What you have to do: Using the listing below, select the lines with the word "that" and copy them.

[Items from a data source]
========================
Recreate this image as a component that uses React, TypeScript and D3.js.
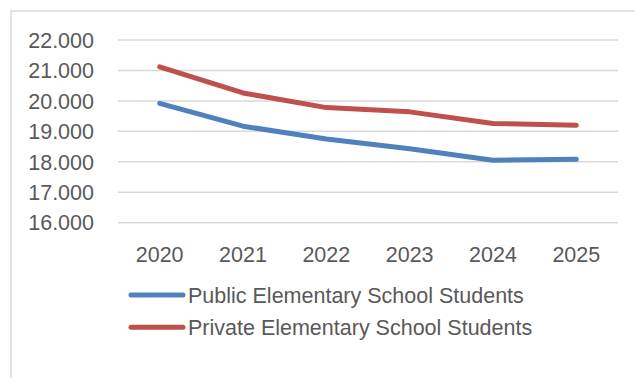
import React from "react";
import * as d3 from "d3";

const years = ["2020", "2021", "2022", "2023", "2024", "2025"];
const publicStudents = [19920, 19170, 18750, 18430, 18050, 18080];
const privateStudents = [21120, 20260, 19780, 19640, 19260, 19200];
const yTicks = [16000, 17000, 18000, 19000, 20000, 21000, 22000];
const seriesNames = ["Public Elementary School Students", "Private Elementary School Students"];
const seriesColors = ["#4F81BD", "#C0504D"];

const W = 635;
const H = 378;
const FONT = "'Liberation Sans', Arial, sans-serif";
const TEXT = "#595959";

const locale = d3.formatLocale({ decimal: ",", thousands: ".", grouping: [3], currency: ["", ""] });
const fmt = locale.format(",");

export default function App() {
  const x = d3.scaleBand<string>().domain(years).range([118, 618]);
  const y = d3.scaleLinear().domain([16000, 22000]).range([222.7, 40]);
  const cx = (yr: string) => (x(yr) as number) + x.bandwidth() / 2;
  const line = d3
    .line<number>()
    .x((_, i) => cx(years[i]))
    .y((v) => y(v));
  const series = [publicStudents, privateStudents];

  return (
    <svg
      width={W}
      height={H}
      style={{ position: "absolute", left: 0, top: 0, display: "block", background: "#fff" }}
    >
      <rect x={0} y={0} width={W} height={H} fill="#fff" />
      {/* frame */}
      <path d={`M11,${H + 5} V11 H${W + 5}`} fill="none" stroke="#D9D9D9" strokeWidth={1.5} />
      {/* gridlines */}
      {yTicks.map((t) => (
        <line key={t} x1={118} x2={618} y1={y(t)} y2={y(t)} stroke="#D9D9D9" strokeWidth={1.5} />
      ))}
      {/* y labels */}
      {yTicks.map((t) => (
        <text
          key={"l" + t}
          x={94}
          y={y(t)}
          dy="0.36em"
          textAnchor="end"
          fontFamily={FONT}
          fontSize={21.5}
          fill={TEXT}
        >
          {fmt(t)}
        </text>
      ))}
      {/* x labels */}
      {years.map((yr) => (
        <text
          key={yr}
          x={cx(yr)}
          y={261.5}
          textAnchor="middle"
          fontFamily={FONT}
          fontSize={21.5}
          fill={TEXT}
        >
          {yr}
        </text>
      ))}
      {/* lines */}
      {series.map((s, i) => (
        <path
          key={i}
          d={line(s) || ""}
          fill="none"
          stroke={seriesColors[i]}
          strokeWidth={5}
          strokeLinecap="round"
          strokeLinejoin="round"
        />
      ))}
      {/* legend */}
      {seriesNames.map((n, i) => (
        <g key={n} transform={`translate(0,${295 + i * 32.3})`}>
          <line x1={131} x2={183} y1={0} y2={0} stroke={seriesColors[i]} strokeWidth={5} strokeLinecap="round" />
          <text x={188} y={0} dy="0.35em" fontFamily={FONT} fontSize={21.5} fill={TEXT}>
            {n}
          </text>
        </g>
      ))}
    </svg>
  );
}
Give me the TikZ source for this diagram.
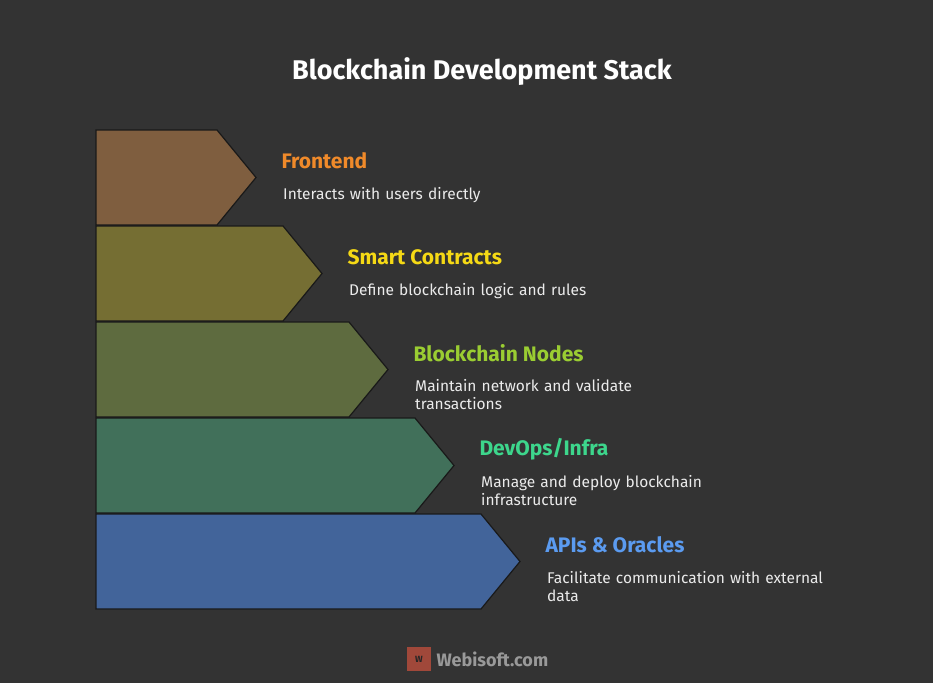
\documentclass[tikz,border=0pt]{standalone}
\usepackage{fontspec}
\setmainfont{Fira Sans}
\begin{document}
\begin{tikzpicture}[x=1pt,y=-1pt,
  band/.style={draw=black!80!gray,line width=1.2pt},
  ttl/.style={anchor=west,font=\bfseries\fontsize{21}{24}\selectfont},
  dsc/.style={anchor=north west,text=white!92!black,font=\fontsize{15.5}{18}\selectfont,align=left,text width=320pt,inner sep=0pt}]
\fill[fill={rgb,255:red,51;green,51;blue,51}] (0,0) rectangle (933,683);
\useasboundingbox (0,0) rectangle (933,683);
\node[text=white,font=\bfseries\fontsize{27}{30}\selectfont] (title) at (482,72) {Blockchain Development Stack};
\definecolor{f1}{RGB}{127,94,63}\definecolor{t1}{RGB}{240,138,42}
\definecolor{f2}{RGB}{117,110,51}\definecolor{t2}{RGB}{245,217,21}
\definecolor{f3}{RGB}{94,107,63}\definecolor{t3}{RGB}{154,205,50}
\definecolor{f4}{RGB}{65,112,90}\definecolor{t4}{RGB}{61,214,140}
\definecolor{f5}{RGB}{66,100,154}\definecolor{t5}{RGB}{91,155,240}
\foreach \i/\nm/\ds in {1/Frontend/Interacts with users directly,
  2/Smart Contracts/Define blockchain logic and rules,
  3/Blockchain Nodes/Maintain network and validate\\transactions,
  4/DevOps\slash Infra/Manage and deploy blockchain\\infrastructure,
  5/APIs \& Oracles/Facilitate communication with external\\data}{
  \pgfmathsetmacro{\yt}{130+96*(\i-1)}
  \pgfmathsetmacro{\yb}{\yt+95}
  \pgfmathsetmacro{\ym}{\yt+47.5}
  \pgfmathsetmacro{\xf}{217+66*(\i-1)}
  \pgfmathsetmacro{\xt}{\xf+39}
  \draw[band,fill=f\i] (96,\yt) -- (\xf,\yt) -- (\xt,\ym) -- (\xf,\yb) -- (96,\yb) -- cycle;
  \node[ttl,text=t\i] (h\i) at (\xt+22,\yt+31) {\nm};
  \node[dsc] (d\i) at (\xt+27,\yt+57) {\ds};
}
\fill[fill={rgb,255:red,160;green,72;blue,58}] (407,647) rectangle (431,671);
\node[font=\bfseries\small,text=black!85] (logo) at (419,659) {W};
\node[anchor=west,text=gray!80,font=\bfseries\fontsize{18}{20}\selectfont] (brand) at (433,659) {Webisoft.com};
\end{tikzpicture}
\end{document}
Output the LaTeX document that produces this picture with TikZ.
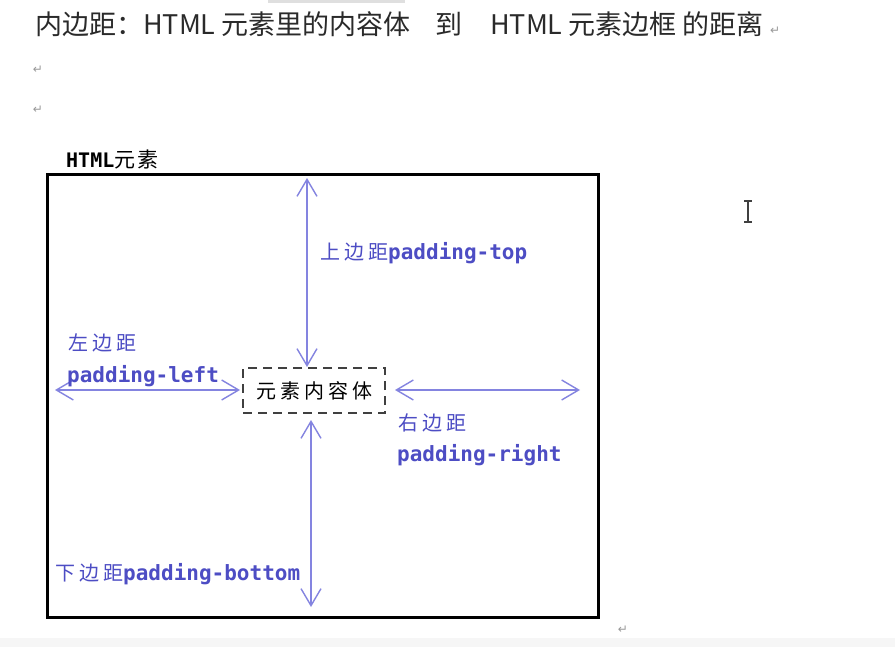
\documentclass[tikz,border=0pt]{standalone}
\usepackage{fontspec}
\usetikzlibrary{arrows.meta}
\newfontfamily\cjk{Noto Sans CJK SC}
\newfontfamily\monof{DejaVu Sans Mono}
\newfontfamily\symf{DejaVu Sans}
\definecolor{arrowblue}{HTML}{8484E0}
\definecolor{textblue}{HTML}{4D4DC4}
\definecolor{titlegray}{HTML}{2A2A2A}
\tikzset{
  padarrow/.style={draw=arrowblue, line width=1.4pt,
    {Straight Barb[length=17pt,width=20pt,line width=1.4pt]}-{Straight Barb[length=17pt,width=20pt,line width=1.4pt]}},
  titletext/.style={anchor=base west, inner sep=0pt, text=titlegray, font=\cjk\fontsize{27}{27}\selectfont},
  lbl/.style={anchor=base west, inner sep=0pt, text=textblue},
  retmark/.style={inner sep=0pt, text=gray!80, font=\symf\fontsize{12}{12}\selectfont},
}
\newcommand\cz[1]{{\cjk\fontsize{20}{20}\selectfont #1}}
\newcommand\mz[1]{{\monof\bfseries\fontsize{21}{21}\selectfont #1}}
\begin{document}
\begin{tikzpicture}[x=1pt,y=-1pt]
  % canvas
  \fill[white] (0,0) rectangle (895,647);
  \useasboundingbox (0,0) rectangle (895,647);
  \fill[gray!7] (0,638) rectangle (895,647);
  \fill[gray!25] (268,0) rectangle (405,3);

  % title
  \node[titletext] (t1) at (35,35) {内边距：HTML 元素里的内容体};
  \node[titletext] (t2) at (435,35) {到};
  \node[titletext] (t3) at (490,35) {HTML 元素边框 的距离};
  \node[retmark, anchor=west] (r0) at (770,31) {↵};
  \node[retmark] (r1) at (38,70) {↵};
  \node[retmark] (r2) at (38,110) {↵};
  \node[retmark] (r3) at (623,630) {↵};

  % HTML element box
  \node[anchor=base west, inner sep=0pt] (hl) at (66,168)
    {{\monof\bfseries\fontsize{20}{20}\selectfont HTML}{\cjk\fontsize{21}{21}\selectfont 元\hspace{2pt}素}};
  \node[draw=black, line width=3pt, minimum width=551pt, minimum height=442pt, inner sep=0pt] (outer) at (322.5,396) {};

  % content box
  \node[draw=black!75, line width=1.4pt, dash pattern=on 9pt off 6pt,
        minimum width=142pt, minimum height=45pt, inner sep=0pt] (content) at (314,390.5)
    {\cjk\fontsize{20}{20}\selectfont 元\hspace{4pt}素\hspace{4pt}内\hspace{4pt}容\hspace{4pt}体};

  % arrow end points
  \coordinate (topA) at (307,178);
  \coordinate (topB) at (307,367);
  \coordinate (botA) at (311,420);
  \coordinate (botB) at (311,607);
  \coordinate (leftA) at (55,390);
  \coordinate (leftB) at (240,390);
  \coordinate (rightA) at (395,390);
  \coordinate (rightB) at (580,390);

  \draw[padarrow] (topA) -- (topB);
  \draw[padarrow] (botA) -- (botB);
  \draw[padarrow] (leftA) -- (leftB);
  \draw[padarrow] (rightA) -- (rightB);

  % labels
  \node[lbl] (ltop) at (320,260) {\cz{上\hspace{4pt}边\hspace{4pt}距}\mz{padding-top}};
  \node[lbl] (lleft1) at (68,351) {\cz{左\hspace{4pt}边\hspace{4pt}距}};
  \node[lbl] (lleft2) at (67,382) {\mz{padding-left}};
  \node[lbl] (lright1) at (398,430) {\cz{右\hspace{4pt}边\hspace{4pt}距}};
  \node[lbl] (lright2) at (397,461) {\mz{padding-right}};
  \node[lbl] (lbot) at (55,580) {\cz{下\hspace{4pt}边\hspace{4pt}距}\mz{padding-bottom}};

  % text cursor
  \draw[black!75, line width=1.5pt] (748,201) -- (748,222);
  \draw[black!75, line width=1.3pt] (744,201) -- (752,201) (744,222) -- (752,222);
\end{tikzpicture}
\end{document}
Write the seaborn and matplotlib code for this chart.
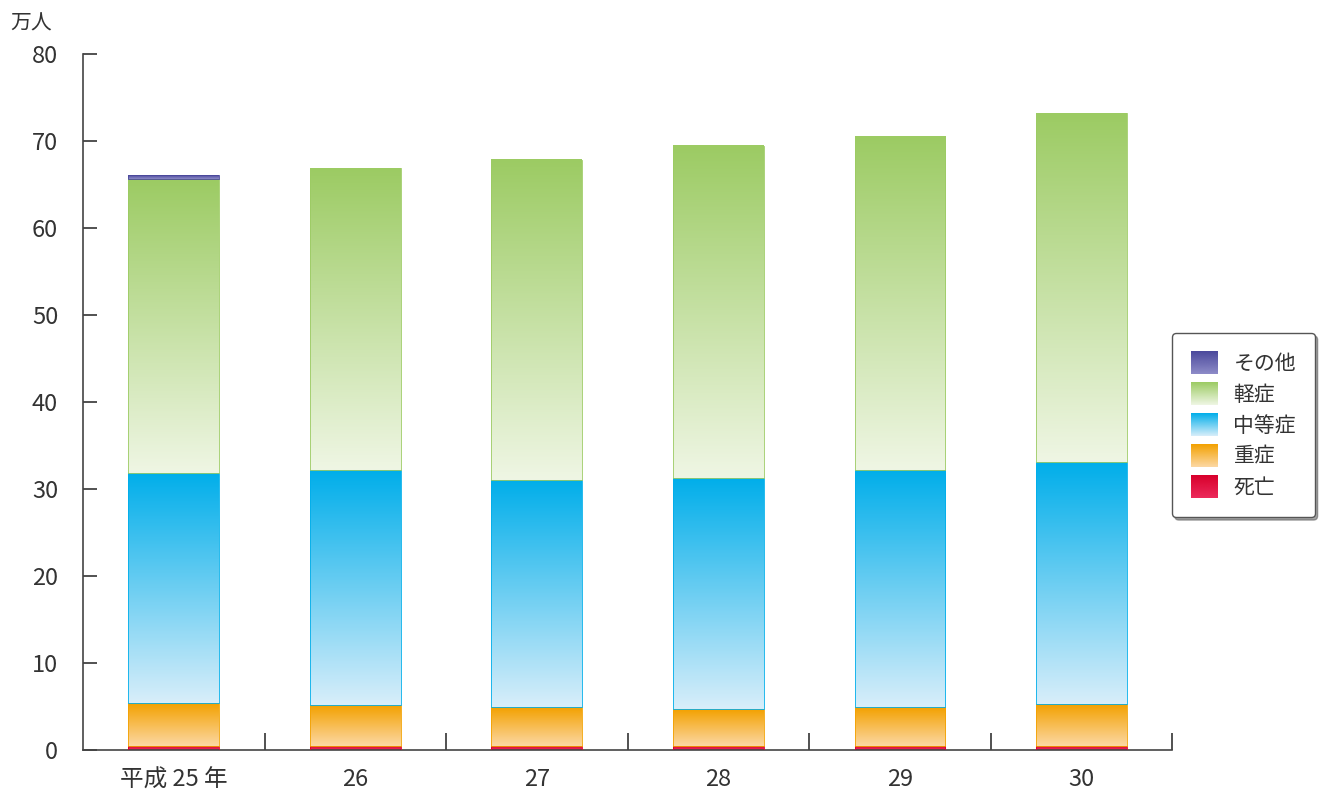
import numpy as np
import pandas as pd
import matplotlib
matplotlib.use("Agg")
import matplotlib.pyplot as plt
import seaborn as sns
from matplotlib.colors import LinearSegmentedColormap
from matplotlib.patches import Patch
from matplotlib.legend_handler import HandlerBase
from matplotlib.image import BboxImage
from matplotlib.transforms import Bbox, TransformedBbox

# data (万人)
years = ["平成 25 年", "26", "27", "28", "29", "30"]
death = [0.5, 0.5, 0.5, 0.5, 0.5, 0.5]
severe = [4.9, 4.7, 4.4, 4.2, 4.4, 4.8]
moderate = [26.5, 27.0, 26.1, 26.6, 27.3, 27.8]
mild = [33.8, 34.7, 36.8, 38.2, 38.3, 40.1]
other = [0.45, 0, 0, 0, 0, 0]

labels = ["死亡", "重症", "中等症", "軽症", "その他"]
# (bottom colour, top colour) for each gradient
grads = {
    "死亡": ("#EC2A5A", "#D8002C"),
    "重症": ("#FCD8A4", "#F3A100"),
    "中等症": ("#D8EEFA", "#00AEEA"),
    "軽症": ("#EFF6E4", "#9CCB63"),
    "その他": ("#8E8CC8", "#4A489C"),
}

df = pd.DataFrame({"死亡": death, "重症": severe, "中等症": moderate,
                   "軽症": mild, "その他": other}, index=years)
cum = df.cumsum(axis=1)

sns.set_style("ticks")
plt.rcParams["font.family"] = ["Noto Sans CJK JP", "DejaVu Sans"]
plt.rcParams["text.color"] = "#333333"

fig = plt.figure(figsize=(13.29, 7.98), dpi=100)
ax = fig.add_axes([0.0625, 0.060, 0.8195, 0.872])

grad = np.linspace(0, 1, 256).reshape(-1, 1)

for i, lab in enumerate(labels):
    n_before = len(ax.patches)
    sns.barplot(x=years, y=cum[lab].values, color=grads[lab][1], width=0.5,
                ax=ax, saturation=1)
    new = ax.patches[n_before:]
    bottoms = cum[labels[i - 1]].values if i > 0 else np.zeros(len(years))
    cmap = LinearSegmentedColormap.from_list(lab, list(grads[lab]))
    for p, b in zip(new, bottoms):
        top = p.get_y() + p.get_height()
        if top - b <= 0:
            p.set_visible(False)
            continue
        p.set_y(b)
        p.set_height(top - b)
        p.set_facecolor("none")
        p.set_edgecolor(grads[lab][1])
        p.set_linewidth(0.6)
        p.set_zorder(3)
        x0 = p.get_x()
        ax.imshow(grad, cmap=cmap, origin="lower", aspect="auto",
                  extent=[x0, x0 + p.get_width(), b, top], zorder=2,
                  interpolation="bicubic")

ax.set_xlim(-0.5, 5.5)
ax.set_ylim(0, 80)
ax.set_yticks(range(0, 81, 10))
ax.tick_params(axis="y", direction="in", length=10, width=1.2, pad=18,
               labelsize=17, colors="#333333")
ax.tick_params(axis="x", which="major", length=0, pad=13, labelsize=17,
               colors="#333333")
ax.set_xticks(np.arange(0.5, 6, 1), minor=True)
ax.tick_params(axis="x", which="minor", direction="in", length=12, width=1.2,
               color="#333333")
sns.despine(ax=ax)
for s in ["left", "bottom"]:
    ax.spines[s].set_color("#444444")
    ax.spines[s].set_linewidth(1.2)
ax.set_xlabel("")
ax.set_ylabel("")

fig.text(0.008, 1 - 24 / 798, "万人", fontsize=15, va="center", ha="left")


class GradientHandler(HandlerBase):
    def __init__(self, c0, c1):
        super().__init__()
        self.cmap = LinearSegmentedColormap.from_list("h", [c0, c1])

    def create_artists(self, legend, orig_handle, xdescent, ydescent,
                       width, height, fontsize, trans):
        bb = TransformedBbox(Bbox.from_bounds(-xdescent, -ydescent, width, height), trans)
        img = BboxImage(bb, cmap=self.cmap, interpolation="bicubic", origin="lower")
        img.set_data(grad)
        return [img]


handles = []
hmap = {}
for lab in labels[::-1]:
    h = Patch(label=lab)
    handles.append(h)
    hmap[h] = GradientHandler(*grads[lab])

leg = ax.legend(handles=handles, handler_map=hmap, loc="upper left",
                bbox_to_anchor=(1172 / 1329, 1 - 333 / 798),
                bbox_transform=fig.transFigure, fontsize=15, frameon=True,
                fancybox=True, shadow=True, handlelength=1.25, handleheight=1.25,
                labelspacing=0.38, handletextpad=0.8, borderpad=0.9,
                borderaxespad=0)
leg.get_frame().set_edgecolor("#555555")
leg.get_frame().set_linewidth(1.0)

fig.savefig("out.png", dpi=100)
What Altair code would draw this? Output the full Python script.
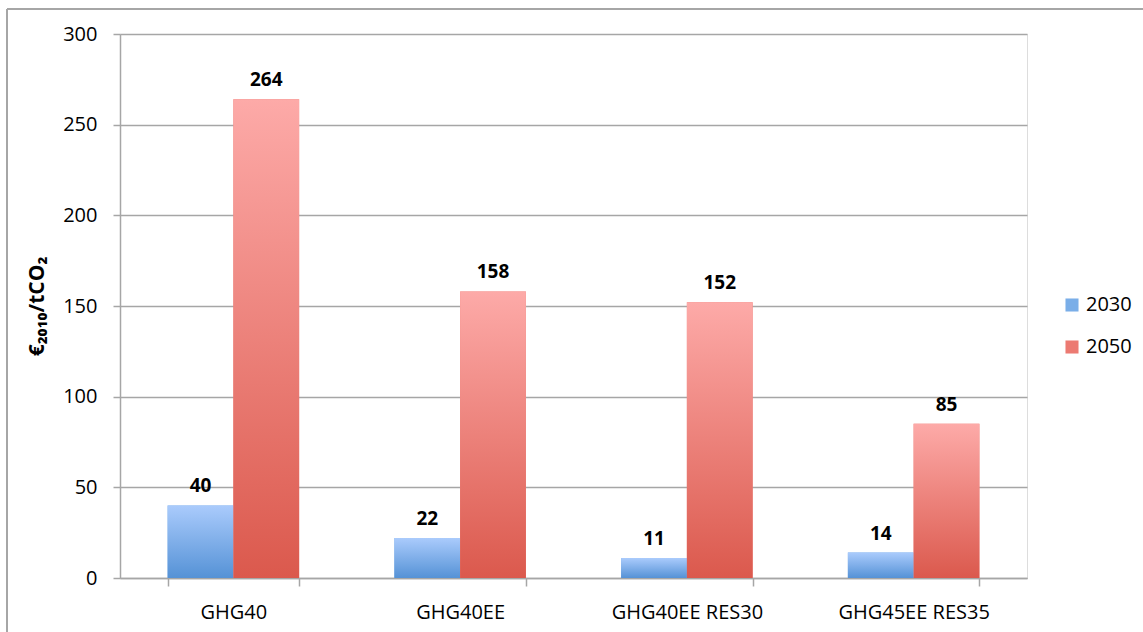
========================
The output:
Recreate this image as a component that uses React, TypeScript and D3.js.
Output the LaTeX document that produces this picture with TikZ.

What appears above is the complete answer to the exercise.